Schrijnend is ook hoe het Amerikaanse leger van het drietal een soort kermisattractie maakt. Ze worden poppetjes in een groots promotie- en fondsenwervingscampagne, of ze daar nu blij mee zijn of niet. Rene Gagnon, een van de mariniers, geniet aanvankelijk nog enigszins van alle aandacht tot ook hij begint in te zien dat hij een symbool is geworden dat hoop moet bieden, een symbool met verplichtingen. Voor het verwerken van een trauma is nauwelijks tijd. De hel waar ze doorheen moesten is een feit waar iedereen aan voorbij gaat en je kunt je daarbij afvragen wie daar voor verantwoordelijk is. Uitgerekend zij die de mensen een gevoel van trots laten ervaren, worden zelf nauwelijks meer als mensen van vlees en bloed beschouwd. Vooral Adam Beach maakt in een verpletterende acteerprestatie dit gevoel merkbaar. Ira Haynes was een zwijgzame jongen met een Indiaanse achtergrond. Eenmaal terug van zijn missie is hij mikpunt van spot en ervaart hij de massahysterie als zo’n cultuurshock dat hij er bijna letterlijk onder bezwijkt. Het volk heeft nu eenmaal helden nodig, wordt er gezegd. Een moeder biecht op dat ze haar zoon mist, maar dat ze zich beter voelt door zijn aanwezigheid op de foto. Niemand kan het over zijn hart verkrijgen te vertellen dat hij er helemaal niet opstaat.

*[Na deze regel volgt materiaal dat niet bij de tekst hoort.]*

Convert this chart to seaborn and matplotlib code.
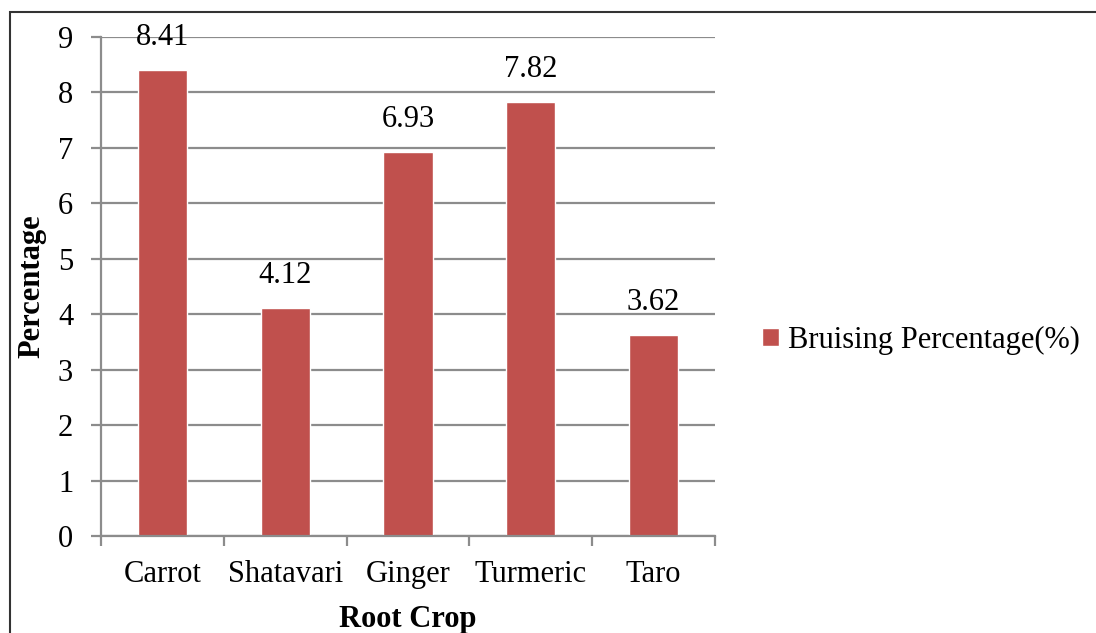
import pandas as pd
import seaborn as sns
import matplotlib.pyplot as plt
from matplotlib.patches import Rectangle

# datos del grafico
crops = ['Carrot', 'Shatavari', 'Ginger', 'Turmeric', 'Taro']
bruising = [8.41, 4.12, 6.93, 7.82, 3.62]
series_name = 'Bruising Percentage(%)'
y_ticks = [0, 1, 2, 3, 4, 5, 6, 7, 8, 9]

df = pd.DataFrame({'crop': crops, 'value': bruising})

sns.set_style('white')
plt.rcParams['font.family'] = ['Liberation Serif', 'DejaVu Serif']
plt.rcParams['text.color'] = 'black'
plt.rcParams['axes.labelcolor'] = 'black'
plt.rcParams['xtick.labelcolor'] = 'black'
plt.rcParams['ytick.labelcolor'] = 'black'

bar_color = '#C0504D'
grid_color = '#8c8c8c'

fig = plt.figure(figsize=(10.96, 6.33), dpi=100)
ax = fig.add_axes([101 / 1096, 1 - 536 / 633, (715 - 101) / 1096, (536 - 37) / 633])

sns.barplot(data=df, x='crop', y='value', color=bar_color, width=0.4,
            saturation=1, label=series_name, ax=ax)

ax.set_ylim(0, 9)
ax.set_xlim(-0.5, len(crops) - 0.5)
ax.set_yticks(y_ticks)
ax.yaxis.grid(True, color=grid_color, linewidth=1.6)
ax.set_axisbelow(True)

# ticks del eje x en los limites de cada categoria
ax.set_xticks([i - 0.5 for i in range(len(crops) + 1)], minor=True)
ax.tick_params(axis='x', which='major', bottom=True, length=0, labelsize=22, pad=17)
ax.tick_params(axis='x', which='minor', bottom=True, length=7, width=1.6, color=grid_color)
ax.tick_params(axis='y', left=True, length=7, width=1.6, color=grid_color,
               labelsize=22, pad=13)

for side in ['top', 'right']:
    ax.spines[side].set_visible(False)
for side in ['left', 'bottom']:
    ax.spines[side].set_color(grid_color)
    ax.spines[side].set_linewidth(1.6)

ax.bar_label(ax.containers[0], labels=[f'{v:.2f}' for v in bruising],
             padding=13, fontsize=22)

ax.set_xlabel('Root Crop', fontsize=22, fontweight='bold', labelpad=12)
ax.set_ylabel('Percentage', fontsize=22, fontweight='bold', labelpad=8)

ax.legend(loc='center left', bbox_to_anchor=(747 / 1096, 1 - 340 / 633),
          bbox_transform=fig.transFigure, frameon=False, fontsize=22,
          handlelength=0.55, handleheight=0.55, handletextpad=0.3, borderpad=0)

# marco exterior
fig.patches.append(Rectangle((10 / 1096, -0.1), 1.2, 1 - 12 / 633 + 0.1,
                             transform=fig.transFigure, fill=False,
                             edgecolor='#333333', linewidth=1.5))

fig.savefig('out.png', dpi=100)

In een sleutelscène zien we iemand onderweg naar Iwo Jima door de drukte op het dek van een marineschip vallen. Niemand heeft er omkijken naar; temidden van alle beroering is hij niet meer dan een speld in een hooiberg. De oceaan is zijn laatste bestemming. Clint Eastwood die tegen het eind van de film zijn conclusie wel erg letterlijk formuleert, had aan dat fragment al voldoende gehad. Het is een stelling die in tijden van de dubieuze oorlog tegen het terrorisme geen betere timing had kunnen hebben. Dat de gewelddadige oorlogsbeelden geen seconde onderdoen voor die uit Saving Private Ryan is een meerwaarde, maar ervaren kijkers van het genre zullen aan dergelijke beelden al een beetje gewend zijn geraakt. Flags of Our Fathers zal een gevoel van schaamte achterlaten en zou voor veel politici verplichte kost moeten zijn. Dat de vertelstructuur rammelt staat de strekking nauwelijks in de weg. Het nog uit te brengen Letters from Iwo Jima, waarin Eastwood zich verdiept in de motieven van de Japanners, onderstreept zijn zorgvuldige benadering en het belang dat hij moet hebben gevoeld bij het aanpakken van dit thema. De man was al een cineast van formaat, hij bewijst ook nog eens dat wijsheid inderdaad komt met de jaren.